A RARE 1930s Abingdon-built MG sports car originally owned by the first woman to fly solo across the Atlantic Ocean east to west – from Abingdon to Nova Scotia – is set to fetch nearly £100,000 at auction next week.

The black and white 1934 MG Magnette NA Tourer was bought new for an undisclosed sum by Beryl Markham after her affair with Prince Henry, Duke of Gloucester – an uncle of the present Queen – two years before she made history by becoming the first woman to fly solo, east to west, across the Atlantic Ocean.

On September 4, 1936, 33-year-old Mrs Markham took off from Abingdon in a Vega Gull without a radio.

According to the Oxford Dictionary of National Biography: “After 21 hours and 35 minutes she landed in a bog at Baleine Grove, near Louisburg, Nova Scotia,100 yards from the ocean,

having run out of fuel.

"She was the first woman to fly the Atlantic, from east to west, and the first person to make a a solo non-stop crossing in that direction."

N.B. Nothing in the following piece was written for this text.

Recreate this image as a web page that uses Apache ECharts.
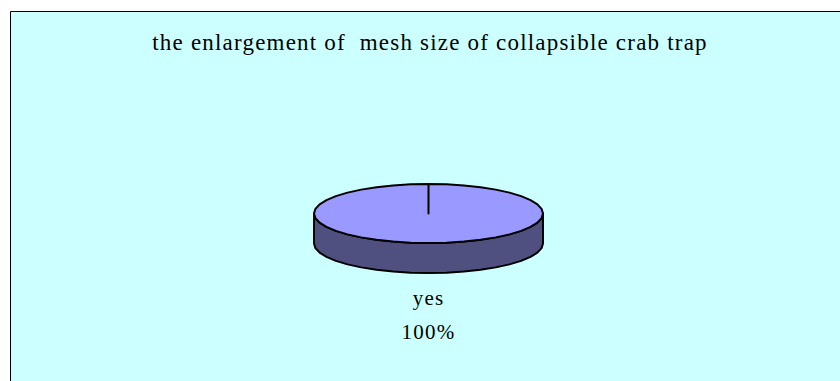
<!DOCTYPE html>
<html>
<head>
<meta charset="utf-8">
<script src="https://cdn.jsdelivr.net/npm/echarts@6/dist/echarts.min.js"></script>
<style>
  html, body { margin: 0; padding: 0; background: #ffffff; }
  #chart { width: 840px; height: 381px; letter-spacing: 1.2px; }
  #chart text { white-space: pre; }
</style>
</head>
<body>
<div id="chart"></div>
<script>
// Chart content
const chartTitle = 'the enlargement of  mesh size of collapsible crab trap';
const categories = ['yes'];
const values = [100];
const topColors = ['#9999FF'];
const sideColors = ['#4F4F80'];

// Layout of the tilted pie (pixels)
const pie = { cx: 428.5, cy: 213.5, rx: 114.5, ry: 29.5, depth: 30, segments: 40 };
const labelGap = 8;
const serif = '"Liberation Serif", "Times New Roman", serif';

const total = values.reduce((a, b) => a + b, 0);
const startShares = values.map((v, i) => values.slice(0, i).reduce((a, b) => a + b, 0));

// Point on the ellipse; angle runs clockwise from 12 o'clock
function rim(theta, dy) {
  return [pie.cx + pie.rx * Math.sin(theta), pie.cy - pie.ry * Math.cos(theta) + (dy || 0)];
}

function arcPoints(a0, a1, dy) {
  const pts = [];
  const steps = Math.max(1, Math.ceil(Math.abs(a1 - a0) / (2 * Math.PI) * pie.segments));
  for (let k = 0; k <= steps; k++) {
    pts.push(rim(a0 + (a1 - a0) * k / steps, dy));
  }
  return pts;
}

function renderSlice(params, api) {
  const i = params.dataIndex;
  const v = api.value(0);
  const a0 = startShares[i] / total * Math.PI * 2;
  const a1 = a0 + v / total * Math.PI * 2;
  const children = [];

  // Side wall: the part of the slice facing the viewer (lower half of the ellipse)
  const f0 = Math.max(a0, Math.PI / 2);
  const f1 = Math.min(a1, Math.PI * 3 / 2);
  if (f1 > f0) {
    const upper = arcPoints(f0, f1, 0);
    const lower = arcPoints(f1, f0, pie.depth);
    children.push({
      type: 'polygon',
      shape: { points: upper.concat(lower) },
      style: { fill: sideColors[i % sideColors.length], stroke: '#000000', lineWidth: 2, lineJoin: 'round' }
    });
  }

  // Top face of the slice
  const top = [[pie.cx, pie.cy]].concat(arcPoints(a0, a1, 0));
  children.push({
    type: 'polygon',
    shape: { points: top },
    style: { fill: topColors[i % topColors.length], stroke: '#000000', lineWidth: 2, lineJoin: 'round' }
  });

  // Category and percentage label outside the slice
  const mid = (a0 + a1) / 2;
  const lx = pie.cx + (pie.rx + labelGap) * Math.sin(mid);
  const ly = pie.cy - (pie.ry + labelGap) * Math.cos(mid) + (Math.cos(mid) < 0 ? pie.depth : 0);
  const pct = Math.round(v / total * 100) + '%';
  children.push({
    type: 'text',
    x: lx,
    y: ly,
    style: {
      text: categories[i] + '\n' + pct,
      fill: '#000000',
      font: '21px ' + serif,
      lineHeight: 34,
      align: 'center',
      verticalAlign: Math.cos(mid) < 0 ? 'top' : 'bottom'
    }
  });

  return { type: 'group', children: children };
}

const chart = echarts.init(document.getElementById('chart'), null, { renderer: 'svg' });
chart.setOption({
  animation: false,
  backgroundColor: '#ffffff',
  title: {
    text: chartTitle,
    left: 430,
    top: 30,
    textAlign: 'center',
    padding: 0,
    textStyle: { fontFamily: serif, fontSize: 23, fontWeight: 'normal', color: '#000000', lineHeight: 25 }
  },
  graphic: [{
    type: 'rect',
    z: 0,
    silent: true,
    shape: { x: 10.5, y: 11.5, width: 900, height: 420 },
    style: { fill: '#CCFFFF', stroke: '#000000', lineWidth: 1 }
  }],
  series: [{
    type: 'custom',
    coordinateSystem: 'none',
    renderItem: renderSlice,
    data: values.map((v, i) => ({ name: categories[i], value: v }))
  }]
});
</script>
</body>
</html>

The colourful Mrs Markham married three times and while married to second husband, Mansfield Markham, she became the mistress of Prince Henry, Duke of Gloucester, son of King George V and brother of the future King George VI, father of the present Queen.

Prince Henry was said to have ‘established her in a suite at the Grosvenor Hotel’ in London.

When Mrs Markham’s husband threatened to cite Prince Henry as co-respondent in the divorce proceedings, Queen Mary, anxious to avoid scandal, made Prince Henry settle on Beryl a capital sum of £15,000, which provided her with an annuity of £500 until her death.

It is not known how much Beryl Markham paid for her gleaming new MG Magnette NA Tourer in 1934 or whether the money she received from Prince Henry helped pay for the car.

But now, 83 years later, Mrs Markham’s Abingdon car (one of only 690 NA/NB Magnettes made) is up for sale again,but this time it is expected to fetch between £90,000 and £100,000 at a Bonhams auction in London next Wednesday, December 6.

Auctioneers Bonhams say that the car is in ‘outstanding’ condition.